[START OF DATA BLOCK]

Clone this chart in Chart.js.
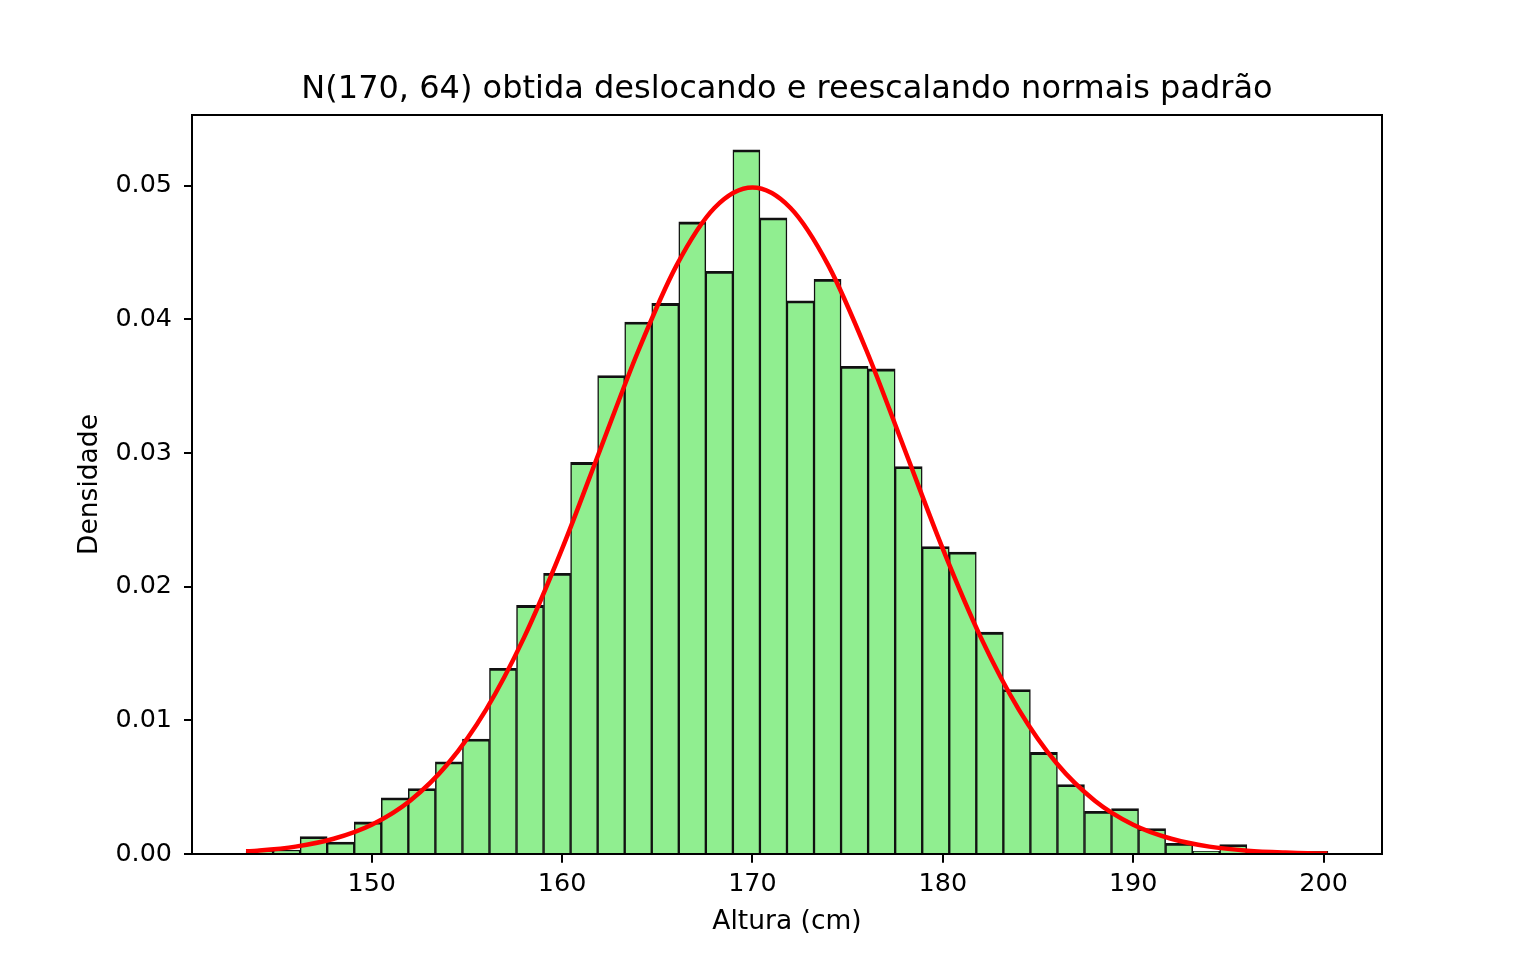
<!DOCTYPE html>
<html>
<head>
<meta charset="utf-8">
<script src="https://cdn.jsdelivr.net/npm/chart.js@4.4.1/dist/chart.umd.min.js"></script>
<style>
  html,body{margin:0;padding:0;background:#fff;}
  #wrap{width:1536px;height:960px;}
</style>
</head>
<body>
<div id="wrap"><canvas id="hist" width="1536" height="960"></canvas></div>
<script>
// bin centres (cm) and density per bin
const binCenters = [144.110,145.531,146.951,148.372,149.793,151.214,152.634,154.055,155.476,156.896,
  158.317,159.738,161.158,162.579,164.000,165.421,166.841,168.262,169.683,171.103,
  172.524,173.945,175.365,176.786,178.207,179.628,181.048,182.469,183.890,185.310,
  186.731,188.152,189.572,190.993,192.414,193.834,195.255,196.676,198.097,199.517];
const binDensity = [0.0002,0.0003,0.0013,0.0009,0.0024,0.0042,0.0049,0.0069,0.0086,0.0139,
  0.0186,0.0210,0.0293,0.0358,0.0398,0.0412,0.0473,0.0436,0.0527,0.0476,
  0.0414,0.0430,0.0365,0.0363,0.0290,0.0230,0.0226,0.0166,0.0123,0.0076,
  0.0052,0.0032,0.0034,0.0019,0.0008,0.0002,0.0007,0,0,0.0002];

// red density curve
const curveX = [143.4,144,146,148,150,152,154,156,158,160,162,164,166,168,170,
  172,174,176,178,180,182,184,186,188,190,192,194,196,198,200,200.2];
const curveY = [0.00020,0.00025,0.00055,0.00114,0.00219,0.00397,0.00675,0.01079,0.01619,0.02283,
  0.03025,0.03764,0.04401,0.04834,0.04987,0.04834,0.04401,0.03764,0.03025,0.02283,
  0.01619,0.01079,0.00675,0.00397,0.00219,0.00114,0.00055,0.00025,0.00011,0.00004,0.00004];

const xTicks = [150,160,170,180,190,200];
const yTicks = [0,0.01,0.02,0.03,0.04,0.05];

const TITLE = 'N(170, 64) obtida deslocando e reescalando normais padrão';
const FONT = 'DejaVu Sans';

// axes box on all four sides plus a title centred over the plot area
const frame = {
  id:'frame',
  afterDraw(chart){
    const {ctx, chartArea:a} = chart;
    ctx.save();
    ctx.strokeStyle='#000';
    ctx.lineWidth=2;
    ctx.strokeRect(a.left, a.top, a.right-a.left, a.bottom-a.top);
    ctx.fillStyle='#000';
    ctx.font = `32px "${FONT}"`;
    ctx.textAlign='center';
    ctx.textBaseline='alphabetic';
    ctx.fillText(TITLE, (a.left+a.right)/2, 97.5);
    ctx.restore();
  }
};

new Chart(document.getElementById('hist'),{
  type:'bar',
  data:{
    datasets:[
      {
        type:'line',
        data: curveX.map((x,i)=>({x, y:curveY[i]})),
        borderColor:'#ff0000',
        borderWidth:4.5,
        pointRadius:0,
        fill:false,
        cubicInterpolationMode:'monotone',
        order:0
      },
      {
        type:'bar',
        data: binCenters.map((x,i)=>({x, y:binDensity[i]})),
        backgroundColor:'#90ee90',
        borderColor:'#111',
        borderWidth:{top:2.8,left:1.5,right:1.5,bottom:0},
        barPercentage:1,
        categoryPercentage:1,
        grouped:false,
        order:1
      }
    ]
  },
  options:{
    responsive:false,
    devicePixelRatio:1,
    animation:false,
    layout:{padding:{left:0,right:154,top:115,bottom:0}},
    plugins:{
      legend:{display:false},
      tooltip:{enabled:false},
      title:{display:false}
    },
    scales:{
      x:{
        type:'linear',
        min:140.56, max:203.07,
        offset:false,
        grid:{display:true,drawOnChartArea:false,drawTicks:true,tickLength:8.7,color:'#000',lineWidth:2,offset:false},
        border:{display:false},
        afterBuildTicks(s){ s.ticks = xTicks.map(v=>({value:v})); },
        ticks:{color:'#000',font:{family:FONT,size:25.4},padding:6,maxRotation:0,includeBounds:false,
          callback:v=>String(v)},
        title:{display:true,text:'Altura (cm)',color:'#000',font:{family:FONT,size:26.5},padding:{top:0,bottom:22}},
        afterFit(s){ s.height = 106; }
      },
      y:{
        type:'linear',
        min:0, max:0.0553,
        grid:{display:true,drawOnChartArea:false,drawTicks:true,tickLength:8,color:'#000',lineWidth:2},
        border:{display:false},
        afterBuildTicks(s){ s.ticks = yTicks.map(v=>({value:v})); },
        ticks:{color:'#000',font:{family:FONT,size:25.4},padding:12,includeBounds:false,
          callback:v=>Number(v).toFixed(2)},
        title:{display:true,text:'Densidade',color:'#000',font:{family:FONT,size:26.5},padding:{top:74,bottom:0}},
        afterFit(s){ s.width = 192; }
      }
    }
  },
  plugins:[frame]
});
</script>
</body>
</html>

[END OF DATA BLOCK]

INSTRUCTIONS FOR THE TASK :: Write out exactly the opening lines of the data, stopping after the line that holds "const FONT = 'DejaVu Sans';". Exclude pictures.

WRITTEN ANSWER ::
Clone this chart in Chart.js.
<!DOCTYPE html>
<html>
<head>
<meta charset="utf-8">
<script src="https://cdn.jsdelivr.net/npm/chart.js@4.4.1/dist/chart.umd.min.js"></script>
<style>
  html,body{margin:0;padding:0;background:#fff;}
  #wrap{width:1536px;height:960px;}
</style>
</head>
<body>
<div id="wrap"><canvas id="hist" width="1536" height="960"></canvas></div>
<script>
// bin centres (cm) and density per bin
const binCenters = [144.110,145.531,146.951,148.372,149.793,151.214,152.634,154.055,155.476,156.896,
  158.317,159.738,161.158,162.579,164.000,165.421,166.841,168.262,169.683,171.103,
  172.524,173.945,175.365,176.786,178.207,179.628,181.048,182.469,183.890,185.310,
  186.731,188.152,189.572,190.993,192.414,193.834,195.255,196.676,198.097,199.517];
const binDensity = [0.0002,0.0003,0.0013,0.0009,0.0024,0.0042,0.0049,0.0069,0.0086,0.0139,
  0.0186,0.0210,0.0293,0.0358,0.0398,0.0412,0.0473,0.0436,0.0527,0.0476,
  0.0414,0.0430,0.0365,0.0363,0.0290,0.0230,0.0226,0.0166,0.0123,0.0076,
  0.0052,0.0032,0.0034,0.0019,0.0008,0.0002,0.0007,0,0,0.0002];

// red density curve
const curveX = [143.4,144,146,148,150,152,154,156,158,160,162,164,166,168,170,
  172,174,176,178,180,182,184,186,188,190,192,194,196,198,200,200.2];
const curveY = [0.00020,0.00025,0.00055,0.00114,0.00219,0.00397,0.00675,0.01079,0.01619,0.02283,
  0.03025,0.03764,0.04401,0.04834,0.04987,0.04834,0.04401,0.03764,0.03025,0.02283,
  0.01619,0.01079,0.00675,0.00397,0.00219,0.00114,0.00055,0.00025,0.00011,0.00004,0.00004];

const xTicks = [150,160,170,180,190,200];
const yTicks = [0,0.01,0.02,0.03,0.04,0.05];

const TITLE = 'N(170, 64) obtida deslocando e reescalando normais padrão';
const FONT = 'DejaVu Sans';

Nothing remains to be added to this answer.